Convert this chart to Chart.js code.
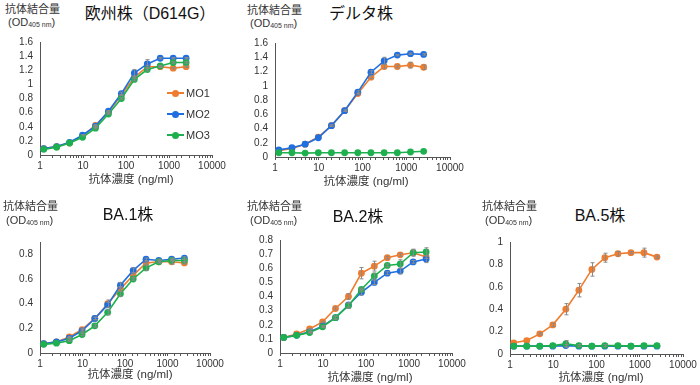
<!DOCTYPE html>
<html>
<head>
<meta charset="utf-8">
<script src="https://cdn.jsdelivr.net/npm/chart.js@4.4.1/dist/chart.umd.min.js"></script>
<style>
  body { margin: 0; background: #fff; }
  #wrap { position: relative; width: 700px; height: 385px; overflow: hidden;
          font-family: "Liberation Sans", Arial, "Noto Sans CJK JP", sans-serif; color: #222; }
  canvas { position: absolute; }
  .t { position: absolute; white-space: nowrap; line-height: 1; }
  .c { transform: translate(-50%, -50%); }
  .l { transform: translateY(-50%); }
  .title { font-size: 16px; color: #111; }
  .ylab { font-size: 11px; color: #333; }
  .ylab sub { font-size: 7px; vertical-align: -1px; }
  .xlab { font-size: 11.5px; color: #333; }
  .leg { position: absolute; font-size: 11px; color: #333; }
  .leg .ln { position: absolute; left: 0; top: 0; width: 17px; height: 2px; transform: translateY(-50%); }
  .leg .dot { position: absolute; left: 5px; top: -3.5px; width: 7px; height: 7px; border-radius: 50%; }
  .leg .tx { position: absolute; left: 19px; top: 0; transform: translateY(-50%); }
</style>
</head>
<body>
<div id="wrap"></div>
<script>
// antibody concentration (ng/ml), 2-fold dilution series
const conc = [1.22, 2.44, 4.88, 9.77, 19.5, 39.1, 78.1, 156, 312.5, 625, 1250, 2500];
const seriesNames = ['MO1', 'MO2', 'MO3'];
const seriesColors = ['#ef7d2f', '#1f6fe0', '#1eb04e'];

// 欧州株 (D614G)
const d614gMO1 = [0.09, 0.12, 0.17, 0.27, 0.42, 0.61, 0.85, 1.10, 1.25, 1.25, 1.23, 1.25];
const d614gMO2 = [0.09, 0.12, 0.18, 0.28, 0.41, 0.62, 0.87, 1.16, 1.29, 1.37, 1.37, 1.37];
const d614gMO3 = [0.08, 0.11, 0.17, 0.25, 0.38, 0.58, 0.80, 1.07, 1.21, 1.26, 1.31, 1.31];
const d614gErrMO1 = [0, 0, 0, 0, 0.01, 0.01, 0.01, 0.02, 0.02, 0.01, 0.01, 0.01];
const d614gErrMO2 = [0, 0, 0, 0.01, 0.01, 0.01, 0.02, 0.05, 0.06, 0.01, 0.01, 0.01];
const d614gErrMO3 = [0, 0, 0, 0, 0.01, 0.01, 0.01, 0.02, 0.02, 0.01, 0.01, 0.01];

// デルタ株
const deltaMO1 = [0.09, 0.12, 0.18, 0.28, 0.44, 0.65, 0.89, 1.12, 1.27, 1.27, 1.29, 1.26];
const deltaMO2 = [0.10, 0.13, 0.18, 0.27, 0.44, 0.65, 0.91, 1.19, 1.35, 1.43, 1.45, 1.44];
const deltaMO3 = [0.06, 0.06, 0.055, 0.06, 0.06, 0.06, 0.06, 0.06, 0.06, 0.06, 0.07, 0.08];
const deltaErrMO1 = [0, 0, 0, 0, 0.01, 0.01, 0.01, 0.02, 0.03, 0.02, 0.04, 0.03];
const deltaErrMO2 = [0, 0, 0, 0, 0.01, 0.01, 0.02, 0.02, 0.05, 0.01, 0.01, 0.01];
const deltaErrMO3 = [0, 0, 0, 0, 0, 0, 0, 0, 0, 0, 0, 0];

// BA.1株
const ba1MO1 = [0.075, 0.09, 0.13, 0.19, 0.28, 0.40, 0.52, 0.63, 0.73, 0.74, 0.74, 0.73];
const ba1MO2 = [0.075, 0.09, 0.12, 0.18, 0.28, 0.39, 0.55, 0.67, 0.76, 0.75, 0.76, 0.77];
const ba1MO3 = [0.07, 0.08, 0.10, 0.15, 0.22, 0.33, 0.48, 0.60, 0.69, 0.74, 0.75, 0.75];
const ba1ErrMO1 = [0, 0, 0.005, 0.01, 0.01, 0.03, 0.02, 0.02, 0.01, 0.01, 0.02, 0.01];
const ba1ErrMO2 = [0, 0, 0.005, 0.01, 0.01, 0.02, 0.02, 0.02, 0.01, 0.01, 0.01, 0.01];
const ba1ErrMO3 = [0, 0, 0.005, 0.01, 0.01, 0.02, 0.02, 0.01, 0.02, 0.01, 0.01, 0.01];

// BA.2株
const ba2MO1 = [0.11, 0.135, 0.17, 0.22, 0.315, 0.40, 0.565, 0.615, 0.675, 0.695, 0.71, 0.68];
const ba2MO2 = [0.11, 0.125, 0.15, 0.19, 0.25, 0.34, 0.43, 0.50, 0.565, 0.58, 0.645, 0.665];
const ba2MO3 = [0.11, 0.125, 0.145, 0.185, 0.25, 0.335, 0.45, 0.545, 0.62, 0.63, 0.71, 0.715];
const ba2ErrMO1 = [0, 0, 0.005, 0.005, 0.01, 0.02, 0.04, 0.035, 0.01, 0.01, 0.02, 0.01];
const ba2ErrMO2 = [0, 0, 0.005, 0.005, 0.01, 0.015, 0.02, 0.015, 0.01, 0.02, 0.01, 0.025];
const ba2ErrMO3 = [0, 0, 0.005, 0.005, 0.01, 0.02, 0.01, 0.02, 0.01, 0.03, 0.025, 0.03];

// BA.5株
const ba5MO1 = [0.10, 0.12, 0.18, 0.26, 0.40, 0.57, 0.755, 0.86, 0.895, 0.905, 0.905, 0.865];
const ba5MO2 = [0.07, 0.07, 0.07, 0.07, 0.075, 0.07, 0.07, 0.07, 0.07, 0.07, 0.07, 0.07];
const ba5MO3 = [0.07, 0.07, 0.07, 0.075, 0.09, 0.075, 0.07, 0.075, 0.075, 0.07, 0.075, 0.075];
const ba5ErrMO1 = [0, 0, 0.01, 0.015, 0.05, 0.06, 0.06, 0.04, 0.02, 0.01, 0.04, 0.01];
const ba5ErrMO2 = [0, 0, 0, 0, 0.01, 0, 0, 0, 0, 0, 0, 0];
const ba5ErrMO3 = [0, 0, 0, 0, 0.03, 0.01, 0, 0.01, 0, 0, 0, 0];

const panels = [
  { title: '欧州株（D614G）', values: [d614gMO1, d614gMO2, d614gMO3], errors: [d614gErrMO1, d614gErrMO2, d614gErrMO3],
    yMax: 1.6, yStep: 0.2, area: { l: 40, r: 212, t: 37, b: 155 },
    titlePos: [150, 14], yLabPos: [5, 9, 22], xLabPos: [131, 180] },
  { title: 'デルタ株', values: [deltaMO1, deltaMO2, deltaMO3], errors: [deltaErrMO1, deltaErrMO2, deltaErrMO3],
    yMax: 1.6, yStep: 0.2, area: { l: 275, r: 450, t: 38, b: 157 },
    titlePos: [361, 14], yLabPos: [247, 10, 23], xLabPos: [366, 182] },
  { title: 'BA.1株', values: [ba1MO1, ba1MO2, ba1MO3], errors: [ba1ErrMO1, ba1ErrMO2, ba1ErrMO3],
    yMax: 0.9, yStep: 0.2, area: { l: 40, r: 210, t: 237, b: 353 },
    titlePos: [128, 215], yLabPos: [3, 206, 220], xLabPos: [130, 375] },
  { title: 'BA.2株', values: [ba2MO1, ba2MO2, ba2MO3], errors: [ba2ErrMO1, ba2ErrMO2, ba2ErrMO3],
    yMax: 0.8, yStep: 0.1, area: { l: 280, r: 452, t: 235, b: 353 },
    titlePos: [358, 217], yLabPos: [247, 206, 220], xLabPos: [370, 378] },
  { title: 'BA.5株', values: [ba5MO1, ba5MO2, ba5MO3], errors: [ba5ErrMO1, ba5ErrMO2, ba5ErrMO3],
    yMax: 1, yStep: 0.2, area: { l: 510, r: 683, t: 237, b: 354 },
    titlePos: [600, 216], yLabPos: [482, 206, 220], xLabPos: [601, 378] }
];

const Y_W = 34, X_H = 18, PAD_T = 8, PAD_R = 22;
const wrap = document.getElementById('wrap');

function addText(cls, html, x, y) {
  const el = document.createElement('div');
  el.className = 't ' + cls;
  el.innerHTML = html;
  el.style.left = x + 'px';
  el.style.top = y + 'px';
  wrap.appendChild(el);
}

// error bars drawn through the chart's own scales
const errorBars = {
  id: 'errorBars',
  afterDatasetsDraw(chart) {
    const { ctx, scales: { x, y } } = chart;
    ctx.save();
    ctx.strokeStyle = '#8a8a8a';
    ctx.lineWidth = 1;
    chart.data.datasets.forEach(ds => {
      (ds.errors || []).forEach((e, i) => {
        if (!e) return;
        const px = Math.round(x.getPixelForValue(ds.data[i].x)) + 0.5;
        const top = y.getPixelForValue(ds.data[i].y + e);
        const bot = y.getPixelForValue(ds.data[i].y - e);
        ctx.beginPath();
        ctx.moveTo(px, top); ctx.lineTo(px, bot);
        ctx.moveTo(px - 2, top); ctx.lineTo(px + 2, top);
        ctx.moveTo(px - 2, bot); ctx.lineTo(px + 2, bot);
        ctx.stroke();
      });
    });
    ctx.restore();
  }
};

panels.forEach(p => {
  const a = p.area;
  const canvas = document.createElement('canvas');
  const w = (a.r - a.l) + Y_W + PAD_R;
  const h = (a.b - a.t) + PAD_T + X_H;
  canvas.width = w; canvas.height = h;
  canvas.style.left = (a.l - Y_W) + 'px';
  canvas.style.top = (a.t - PAD_T) + 'px';
  canvas.style.width = w + 'px';
  canvas.style.height = h + 'px';
  wrap.appendChild(canvas);

  new Chart(canvas, {
    type: 'line',
    data: {
      datasets: seriesNames.map((name, s) => ({
        label: name,
        data: conc.map((c, i) => ({ x: c, y: p.values[s][i] })),
        errors: p.errors[s],
        order: 2 - s,
        borderColor: seriesColors[s],
        backgroundColor: seriesColors[s],
        borderWidth: 1.6,
        pointRadius: 3.4,
        pointBorderWidth: 0,
        tension: 0
      }))
    },
    options: {
      responsive: false,
      animation: false,
      layout: { padding: { left: 0, top: PAD_T, right: PAD_R, bottom: 0 } },
      plugins: { legend: { display: false }, tooltip: { enabled: false } },
      scales: {
        x: {
          type: 'logarithmic',
          min: 1,
          max: 10000,
          afterFit: scale => { scale.height = X_H; },
          border: { display: true, color: '#555', width: 1 },
          grid: { drawOnChartArea: false, drawTicks: true, tickLength: 3, tickColor: '#555' },
          ticks: {
            autoSkip: false,
            maxRotation: 0,
            padding: 2,
            color: '#333',
            font: { family: 'Liberation Sans, Arial', size: 10 },
            callback: v => {
              const l = Math.log10(v);
              return Math.abs(l - Math.round(l)) < 1e-9 ? String(v) : '';
            }
          }
        },
        y: {
          min: 0,
          max: p.yMax,
          afterFit: scale => { scale.width = Y_W; },
          border: { display: true, color: '#555', width: 1 },
          grid: { display: true, drawOnChartArea: false, drawTicks: false },
          ticks: {
            stepSize: p.yStep,
            includeBounds: false,
            autoSkip: false,
            padding: 7,
            color: '#333',
            font: { family: 'Liberation Sans, Arial', size: 10 },
            callback: v => String(+v.toFixed(2))
          }
        }
      }
    },
    plugins: [errorBars]
  });

  addText('c title', p.title, p.titlePos[0], p.titlePos[1]);
  addText('l ylab', '抗体結合量', p.yLabPos[0], p.yLabPos[1]);
  addText('l ylab', '(OD<sub>405 nm</sub>)', p.yLabPos[0] + 3, p.yLabPos[2]);
  addText('c xlab', '抗体濃度 (ng/ml)', p.xLabPos[0], p.xLabPos[1]);
});

// legend inside the first panel
const legendY = [93, 114, 135];
seriesNames.forEach((name, s) => {
  const el = document.createElement('div');
  el.className = 'leg';
  el.style.left = '167px';
  el.style.top = legendY[s] + 'px';
  el.innerHTML = '<div class="ln" style="background:' + seriesColors[s] + '"></div>' +
    '<div class="dot" style="background:' + seriesColors[s] + '"></div>' +
    '<div class="tx">' + name + '</div>';
  wrap.appendChild(el);
});
</script>
</body>
</html>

::::::::::

Goal of the exercise:
From the top of the listing above, repeat each line exactly until you reach the line containing "const seriesColors = ['#ef7d2f', '#1f6fe0', '#1eb04e'];", and repeat that one too. Leave the pictures out.

Exercise output:
Convert this chart to Chart.js code.
<!DOCTYPE html>
<html>
<head>
<meta charset="utf-8">
<script src="https://cdn.jsdelivr.net/npm/chart.js@4.4.1/dist/chart.umd.min.js"></script>
<style>
  body { margin: 0; background: #fff; }
  #wrap { position: relative; width: 700px; height: 385px; overflow: hidden;
          font-family: "Liberation Sans", Arial, "Noto Sans CJK JP", sans-serif; color: #222; }
  canvas { position: absolute; }
  .t { position: absolute; white-space: nowrap; line-height: 1; }
  .c { transform: translate(-50%, -50%); }
  .l { transform: translateY(-50%); }
  .title { font-size: 16px; color: #111; }
  .ylab { font-size: 11px; color: #333; }
  .ylab sub { font-size: 7px; vertical-align: -1px; }
  .xlab { font-size: 11.5px; color: #333; }
  .leg { position: absolute; font-size: 11px; color: #333; }
  .leg .ln { position: absolute; left: 0; top: 0; width: 17px; height: 2px; transform: translateY(-50%); }
  .leg .dot { position: absolute; left: 5px; top: -3.5px; width: 7px; height: 7px; border-radius: 50%; }
  .leg .tx { position: absolute; left: 19px; top: 0; transform: translateY(-50%); }
</style>
</head>
<body>
<div id="wrap"></div>
<script>
// antibody concentration (ng/ml), 2-fold dilution series
const conc = [1.22, 2.44, 4.88, 9.77, 19.5, 39.1, 78.1, 156, 312.5, 625, 1250, 2500];
const seriesNames = ['MO1', 'MO2', 'MO3'];
const seriesColors = ['#ef7d2f', '#1f6fe0', '#1eb04e'];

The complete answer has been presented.